Nielsen’s The Gauge Ratings for March 2022: Streaming Reaches New High

By Jessica Lerner 

In March, viewers spent nearly 30% of their total TV time watching OTT, marking a new high for streaming. The news comes courtesy of Nielsen’s latest update of The Gauge, a monthly look at how consumers watch content across top TV platforms.

Cable accounted for 36.9% of all viewing in March, followed by streaming (29.7%), broadcast (24.9%) and other (8.4%). Within the streaming portion, Netflix accounted for 6.6% of viewing, ahead of YouTube (6.0%), Hulu (3.3%), Prime Video (2.3%) and Disney+ (1.8%).

Those breakdowns were largely steady from February, where cable had 35.4% of all viewing, trailed by broadcast (26.0%) and other (10.0%). Within streaming, Netflix was 6.4% of all February, ahead of YouTube (5.7%), Hulu (3.0%), Prime Video (2.3%) and Disney+ (1.7%).

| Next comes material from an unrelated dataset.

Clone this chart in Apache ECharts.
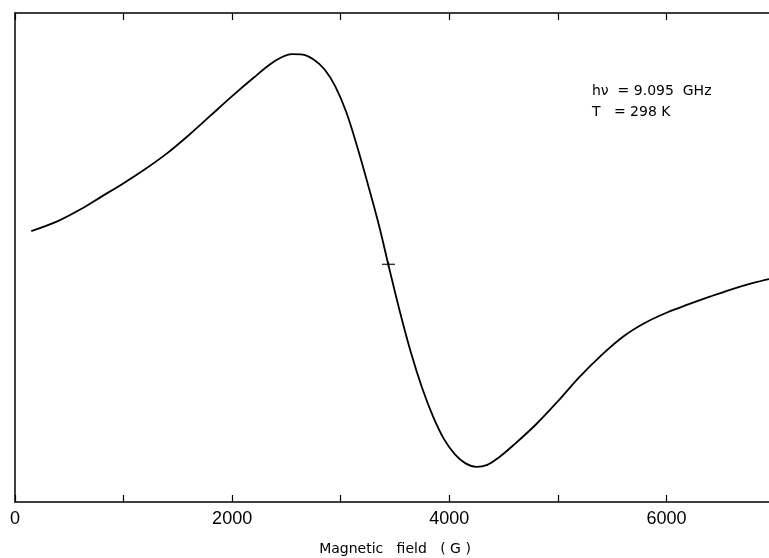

In a posted video, Brian Fuhrer, svp of product strategy and thought leadership at Nielsen, said that streaming services benefited from the shift away from the end of professional football and the Olympics, which boosted fall and winter TV viewing across broadcast networks. Streamers gained a full share point in March over February.

Despite a 0.7% drop in overall streaming, viewing across all streaming providers was stable or slightly up in March, with the “other streaming” category gaining an additional 0.3% share as new services find a foothold in an ever-expanding market.

The minor decrease in streaming usage was significantly smaller than the 4.2% drop in total TV viewing, in line with historical trends as people adjust to the warmer weather. Despite a drop in total usage, Fuhrer said viewers spent more time watching TV on cable, driven by coverage of the ongoing war in Ukraine, which generated a 1.6 share point increase on a modest increase in total volume. News accounted for around 21% of the cable share.

On a month-over-month basis, broadcast programming lost more than a full share point, with sports viewing down 53%. However, Fuhrer said some viewers enjoyed NASCAR and the NCAA basketball playoffs. Still, it wasn’t enough to compensate for the lure of the Olympics and the Super Bowl, causing the “sports event programming” share of viewing to plummet from nearly 25% to 12% in March. According to Fuhrer, dramas gave broadcast a boost, accounting for one-third of total broadcast viewing thanks to a 17% increase in viewership.